U.S. District Judge Susie Morgan's comments raised serious doubts that the city would soon be granted a reprieve from federal oversight. A day earlier, city officials had filed a motion to terminate the court approved “consent decree” the city reached with the U.S. Justice Department to implement reforms.
Morgan stressed at Wednesday's already-scheduled hearing that she was not commenting on that motion, saying it would be premature to discuss it before Justice Department attorneys respond and another hearing is held. But she criticized recent claims by Mayor LaToya Cantrell that the consent decree was over-burdening officers. Morgan said such claims “convey the false impression that officers want to revert to the NOPD of old.”
The consent decree was negotiated between the city and Justice Department in 2012 and approved by the federal court in January 2013. It followed federal investigations into the deadly shootings of unarmed civilians and other misconduct among officers in the chaotic days after levee failures during Hurricane Katrina caused catastrophic flooding in 2005.

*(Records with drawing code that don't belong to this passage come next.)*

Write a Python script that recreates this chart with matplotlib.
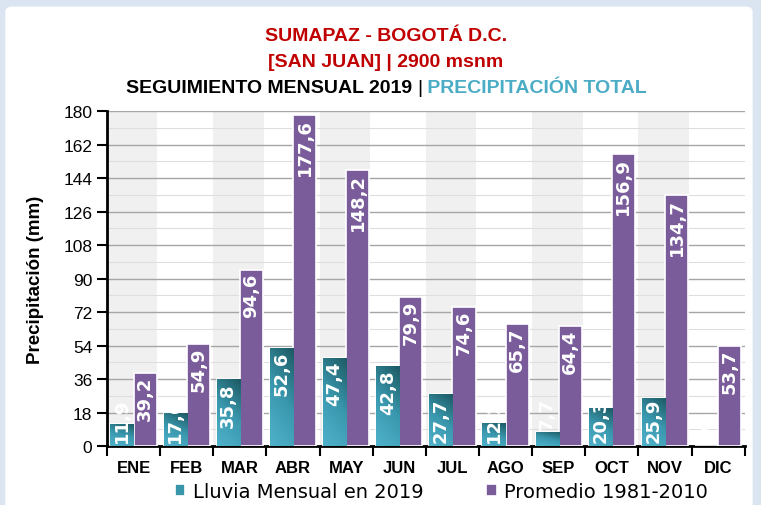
import matplotlib
matplotlib.use("Agg")
import matplotlib.pyplot as plt
import numpy as np
from matplotlib.patches import FancyBboxPatch
from matplotlib.colors import LinearSegmentedColormap

meses = ['ENE', 'FEB', 'MAR', 'ABR', 'MAY', 'JUN', 'JUL', 'AGO', 'SEP', 'OCT', 'NOV', 'DIC']
lluvia_2019 = [11.9, 17.6, 35.8, 52.6, 47.4, 42.8, 27.7, 12.2, 7.7, 20.3, 25.9, 0.0]
promedio = [39.2, 54.9, 94.6, 177.6, 148.2, 79.9, 74.6, 65.7, 64.4, 156.9, 134.7, 53.7]
yticks = [0, 18, 36, 54, 72, 90, 108, 126, 144, 162, 180]

TEAL = '#3a97ab'
PURPLE = '#7a5c9b'
TFONT = 'Liberation Sans'

fig = plt.figure(figsize=(7.61, 5.06), dpi=100)
fig.patch.set_facecolor('#dbe5f1')
fondo = FancyBboxPatch((0.007, -0.02), 0.982, 1.005, boxstyle='round,pad=0,rounding_size=0.01',
                       transform=fig.transFigure, facecolor='white', edgecolor='none', zorder=-5)
fig.patches.append(fondo)

ax = fig.add_axes([0.1406, 0.1166, 0.838, 0.662])
ax.set_facecolor('white')
x = np.arange(len(meses))
w = 0.435

# bandas grises alternas
for i in range(0, len(meses), 2):
    ax.axvspan(i - 0.5, i + 0.45, color='#f0f0f0', zorder=0, lw=0)

ax.set_yticks(yticks)
ax.set_yticks(np.arange(9, 180, 18), minor=True)
ax.tick_params(axis='y', which='minor', length=0)
ax.grid(axis='y', which='major', color='#a6a6a6', lw=1, zorder=1)
ax.grid(axis='y', which='minor', color='#dedede', lw=0.8, zorder=1)
ax.set_axisbelow(True)

b1 = ax.bar(x - w / 2, lluvia_2019, w, color=TEAL, edgecolor='white', lw=1.2, zorder=3,
            label='Lluvia Mensual en 2019')
b2 = ax.bar(x + w / 2, promedio, w, color=PURPLE, edgecolor='white', lw=1.2, zorder=3,
            label='Promedio 1981-2010')

# degradado diagonal en barras de lluvia (oscuro arriba-derecha)
cmap = LinearSegmentedColormap.from_list('teal', ['#1d5a64', '#3a98ae', '#4fb2ca'])
gy, gx = np.mgrid[0:1:64j, 0:1:16j]
grad = 0.75 * gy + 0.25 * (1 - gx)
for r in b1:
    if r.get_height() <= 0:
        continue
    x0, y0 = r.get_x(), r.get_y()
    im = ax.imshow(grad, cmap=cmap, aspect='auto', zorder=3.5,
                   extent=[x0, x0 + r.get_width(), y0, y0 + r.get_height()], origin='upper')
    im.set_clip_path(r)
ax.set_aspect('auto')
ax.set_xlim(-0.5, len(meses) - 0.5)
ax.set_ylim(0, 180)

def etiqueta(xc, v):
    txt = f'{v:.1f}'.replace('.', ',')
    y = max(v - 1.5, 26)
    ax.text(xc, y, txt, rotation=90, ha='center', va='top', color='white',
            fontsize=13, fontweight='bold', zorder=5, family='DejaVu Sans')

for i in range(len(meses)):
    etiqueta(x[i] - w / 2, lluvia_2019[i])
    etiqueta(x[i] + w / 2, promedio[i])

ax.set_xticks(np.arange(-0.5, len(meses), 1), minor=False)
ax.set_xticklabels([])
ax.set_xticks(x, minor=True)
ax.set_xticklabels(meses, minor=True, fontsize=12, fontweight='bold', family='Liberation Sans')
ax.tick_params(axis='x', which='major', length=7, width=1.5, direction='out')
ax.tick_params(axis='x', which='minor', length=0, pad=10)
ax.tick_params(axis='y', which='major', length=7, width=1.5, labelsize=12.5)
for lab in ax.get_yticklabels():
    lab.set_family('Liberation Sans')

for s in ['top', 'right']:
    ax.spines[s].set_visible(False)
for s in ['left', 'bottom']:
    ax.spines[s].set_linewidth(2)

ax.set_ylabel('Precipitación (mm)', fontsize=13.5, fontweight='bold', family='Liberation Sans', labelpad=14)

fig.legend([b1, b2], ['Lluvia Mensual en 2019', 'Promedio 1981-2010'], loc='lower center',
           bbox_to_anchor=(0.58, -0.026), ncol=2, frameon=False, handlelength=0.55, handleheight=0.55,
           columnspacing=3.2, handletextpad=0.4, prop={'family': 'DejaVu Sans', 'size': 14})

# titulo
fig.text(0.507, 0.927, 'SUMAPAZ - BOGOTÁ D.C.', ha='center', va='center', color='#c00000',
         fontsize=14, fontweight='bold', family=TFONT)
fig.text(0.507, 0.877, '[SAN JUAN] | 2900 msnm', ha='center', va='center', color='#c00000',
         fontsize=14, fontweight='bold', family=TFONT)
t1 = fig.text(0.548, 0.826, 'SEGUIMIENTO MENSUAL 2019 ', ha='right', va='center', color='black',
              fontsize=14, fontweight='bold', family=TFONT)
t2 = fig.text(0.548, 0.826, '|', ha='left', va='center', color='black',
              fontsize=14, family=TFONT)
fig.canvas.draw()
bb = t2.get_window_extent()
xr = fig.transFigure.inverted().transform((bb.x1, 0))[0]
fig.text(xr, 0.826, ' PRECIPITACIÓN TOTAL', ha='left', va='center', color='#4bacc6',
         fontsize=14, fontweight='bold', family=TFONT)

fig.savefig('out.png', dpi=100)
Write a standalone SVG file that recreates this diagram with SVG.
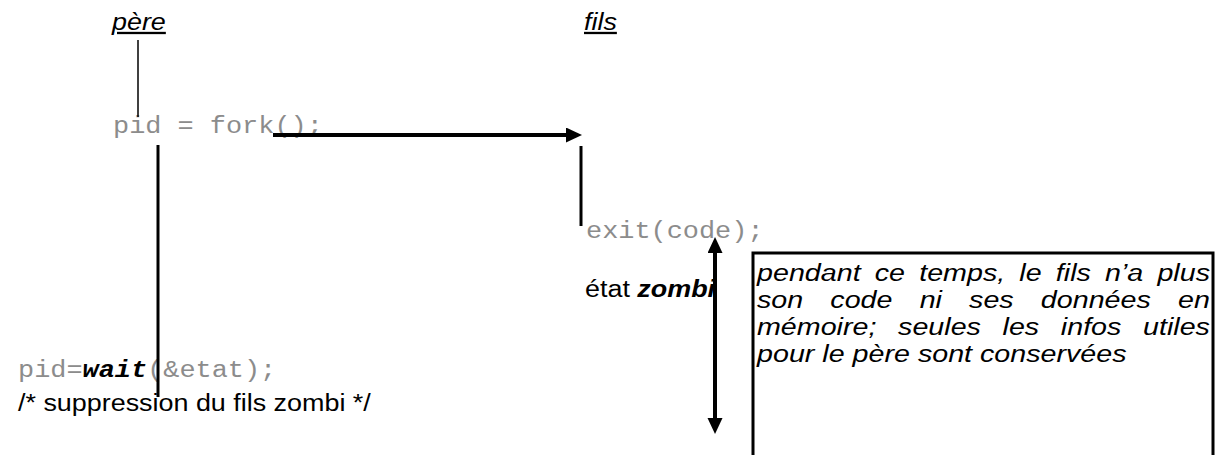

National experts on police reform have hailed the department's improvement under the decree and Morgan had encouraging words at a hearing in April.
But the department has also had a manpower drain, dropping from around 1,300 to about 950 in recent years. And reforms appear to be endangered as well.
After hearing from federal monitors, Morgan on Wednesday ordered increased audits of several aspects of department operations — including officers' approved off-duty security details, the reporting of crimes and the department office that helps officers deal with mental health and substance abuse issues.
“It's just heartbreaking that that office was allowed to disintegrate,” Morgan said.
She called on city officials to devise a “holistic plan" to address the dropping manpower, including the use of more civilian employees to handle some non-hazardous jobs and ease the burden on officers.
After the hearing, Police Chief Shaun Ferguson said the department does have a plan on bolstering reforms using recently approved federal money.
“We want to do more. We want to do better,” Ferguson said.